Diplomacia suspendida: cuando Venezuela es solo un tablero secundario

La suspensión del contacto entre diplomáticos estadounidenses y el gobierno venezolano confirma una vez más lo que ya muchos intuíamos: Venezuela no es prioridad en la agenda de Donald Trump, sino un tablero secundario en su pseudo estrategia internacional. Lo que predomina no es un plan coherente de política exterior, sino una improvisación que responde más a sus obsesiones y rivalidades que a una visión de largo plazo.
El caso es claro. Mientras su secretario de Estado, Marco Rubio, ha sido el principal promotor de la llamada “máxima presión”, esa política de confrontación abierta a través de sanciones contra Caracas, su enviado especial Richard Grenell, apostaba por abrir canales diplomáticos, sea como válvula de escape o intento de negociación. Pero en el tablero errático de Trump, la brújula parece inclinarse de nuevo hacia Rubio. ¿Es definitivo? Con Trump nunca se sabe. Lo que sí sabemos es que cada movimiento no responde al interés de los venezolanos, sino a la necesidad del presidente de mostrarse como el gran solucionador de los problemas del mundo.
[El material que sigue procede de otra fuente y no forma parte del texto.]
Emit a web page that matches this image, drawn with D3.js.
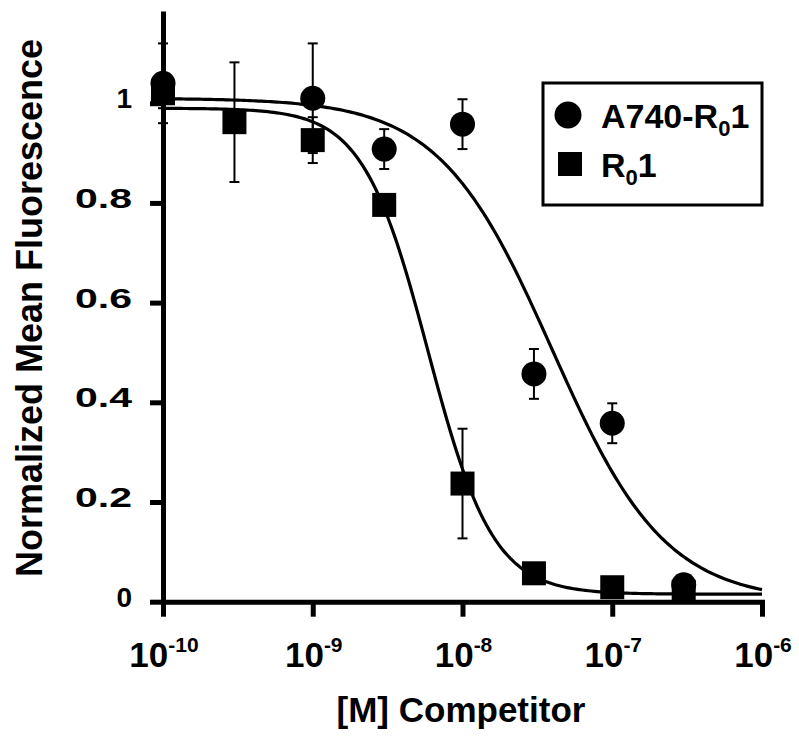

Ese rasgo personalista se alimenta de una obsesión particular: el premio Nobel de la Paz. No es casualidad. Barack Obama lo recibió apenas comenzando su primer mandato, y desde entonces Trump ha buscado eclipsar ese reconocimiento con anuncios rimbombantes de supuestos logros diplomáticos, llegando a declarar en la ONU que personalmente acabó con 7 guerras. Sus esfuerzos han ido desde Gaza hasta Ucrania, y ahora parecen concentrarse en el conflicto de El Caribe. No es coincidencia que la suspensión de los contactos con Venezuela ocurra la misma semana en que anuncia que Palestina e Israel estarían próximos a firmar un acuerdo de paz tras dos años de enfrentamiento. El mensaje es transparente: si hay una medalla que colgarse en política exterior, Trump quiere que lleve su nombre.
En ese juego, Venezuela queda relegada. Somos una carta más en la baraja de narrativas que busca controlar. Si la confrontación con Caracas le permite reforzar su imagen de “hombre fuerte” en América Latina, lo hará. Si mañana conviene un giro hacia la diplomacia para mostrarse pragmático, también lo hará. Lo importante no es la consistencia, sino el efecto mediático que pueda proyectar.
El problema de esta política errática es que desgasta a todos los actores. Desgasta a la oposición venezolana, que una vez más queda a la espera de decisiones que se toman fuera de sus fronteras. Desgasta incluso a los aliados de Trump en el propio Partido Republicano, que ven cómo Rubio queda expuesto como fusible en caso de fracaso. Y desgasta la credibilidad de la diplomacia estadounidense, que se percibe menos como una estrategia de Estado y más como un instrumento al servicio del ego presidencial.
Al final, lo que queda es la sensación de que Venezuela sigue siendo utilizada como un escenario de exhibición, no como una prioridad real. Mientras tanto, millones de ciudadanos continúan atrapados en la misma crisis de servicios, ingresos y derechos que ningún anuncio de Washington logrará resolver.
La diplomacia suspendida, entonces, no solo es un titular coyuntural. Es el reflejo de una política internacional que oscila entre la presión y el diálogo sin definirse nunca, porque el verdadero objetivo no es la estabilidad regional, sino la proyección personal de un líder que vive enfrascado en la foto histórica que consagre su legado.